Are They Emotionally Unavailable? 11 Signs They Don’t Want a Relationship With You (As Per My Experience)
Love Isn’t Always Mutual—And That’s the Hard Truth
Have you ever found yourself lying awake at night wondering, "Are they emotionally unavailable?" I have. And it’s painful—especially when your heart is wide open, but theirs seems locked shut.
In my journey through love, heartbreak, and self-discovery, I’ve come face to face with the frustrating signs that someone just doesn’t want a relationship with you. I ignored them once. I questioned myself. But now, I know better.
This isn’t just a list—it’s a real and honest reflection of my experience, written to help you spot the truth early and save your heart from unnecessary hurt. “The wrong person will never give you the right love. And deep down, you already know.”
1. They Don’t Make You a Priority
I constantly felt like I was chasing them. Plans were always last minute. My time, energy, and love were rarely returned. If you're constantly wondering where you stand, they probably don’t want to stand beside you. If they rarely put you first, it’s not love—it’s convenience.
2. They’re Emotionally Hot and Cold
One day, they’re sweet and affectionate. The next, they’re distant and cold. This rollercoaster kept me confused—and hooked. But it wasn’t love; it was emotional manipulation. Stability is sexy. Unpredictability is not passion—it’s immaturity.
3. They Avoid Deep Conversations Like the Plague
When someone is emotionally unavailable, they’ll dodge anything vulnerable or meaningful. Every time I tried to talk about fears, dreams, or future plans—they’d shut down or change the subject. If you always keep conversations on the surface, it’s a major red flag.
4. They Keep You at Arm’s Length—Physically and Emotionally
My ex never wanted to label what we had. They flinched when I got too close, whether through touch or feelings. Emotional distance isn’t always loud—it can be silent and cold. Do they recoil when things get intimate or emotionally intense?
5. They Flirt, But They Never Follow Through
They compliment you, they text you late at night—but when it comes to commitment, they disappear. Emotional unavailability often hides behind mixed signals and charm. Consistency is key. If their actions don’t match their words, run.
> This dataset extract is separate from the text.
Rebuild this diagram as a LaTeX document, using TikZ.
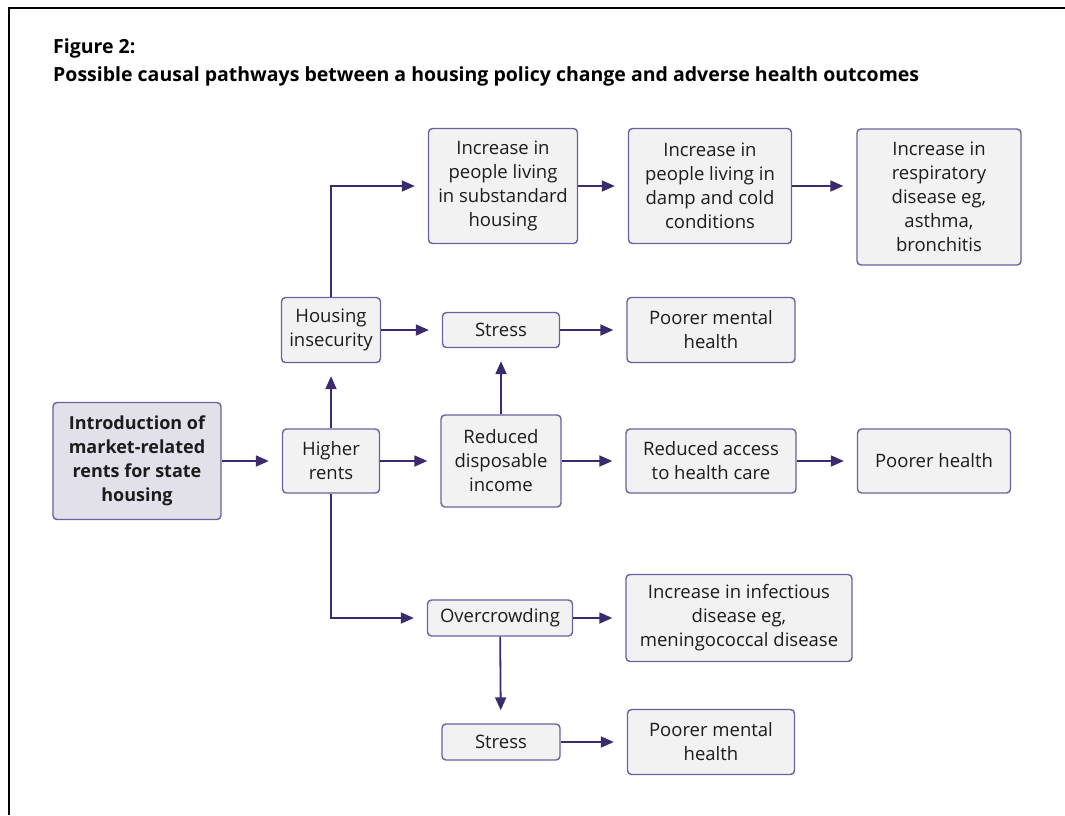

6. They Struggle With Empathy or Opening Up
It’s hard for emotionally unavailable people to empathise or open up. They shut down during arguments, avoid apologies, and act indifferent to your pain. If they don’t show you their heart, they’ll never protect yours.
7. They Never Ask About Your Feelings
When someone truly cares, they’ll ask how you feel—and actually listen. My ex never checked in emotionally. It always felt one-sided. If you’re doing all the emotional lifting, it’s not a partnership—it’s emotional labour.
8. They Talk About Their Ex Constantly—Or Not At All
Some people are emotionally stuck in the past. Either they constantly mention their ex or refuse to talk about them at all. That’s not healing—it’s avoidance. Are they still emotionally attached to someone else?
9. They Resist Labels and Commitment
Whenever I brought up “what we are,” I got the classic: "Let’s not rush things". Weeks turned into months with no clarity. If they resist commitment, they likely don’t want one. Fear of labels = fear of responsibility = emotional unavailability.
10. They Avoid Planning a Future With You
When someone doesn’t see a future with you, they won’t talk about one. No holidays, no meeting family, no shared goals. Every plan feels temporary—and so do you. If they don’t include you in their tomorrow, don’t stay in their today.
11. Your Intuition Keeps Whispering: “This Isn’t Right”
No matter how many “signs” I saw, it was my gut that told me the truth. I knew I wasn’t being loved the way I deserved. Trust yourself. If something feels off—it probably is. Your intuition is wiser than your excuses.
You Deserve More Than Emotional Breadcrumbs
So, are they emotionally unavailable?
If you’ve read this far and nodded at more than a few points—yes, they likely are.
  
  
Here’s what I’ve learned: You can’t force someone to open their heart if they’re not ready. And loving someone who doesn’t love you fully will only teach you to love yourself less.
The most powerful thing I did was walk away. And the moment I did, I created space for someone emotionally present to walk in.
You deserve clarity, effort, affection, and peace—not confusion, inconsistency, and silence.
“The right person won’t make you question your worth—they’ll reflect it back to you in love.”
Read More:
FAQs: Let’s Clear the Confusion
❓ Why do people become emotionally unavailable?
It often stems from past trauma, fear of intimacy, or unresolved emotional baggage.
❓ What should I do if I love someone emotionally unavailable?
Love yourself more. Create distance. Let them come to you—if they ever do.
❓ Can emotionally unavailable people change?
Yes, but only if they choose to. You can’t fix someone who isn’t ready to heal.
❓ Is it wrong to stay in the hope they’ll open up?
Not wrong, but risky. Staying too long can damage your self-esteem and delay your happiness.
❓ How can I protect my heart from emotionally unavailable partners?
Set clear boundaries, communicate your needs, and pay attention to red flags early on.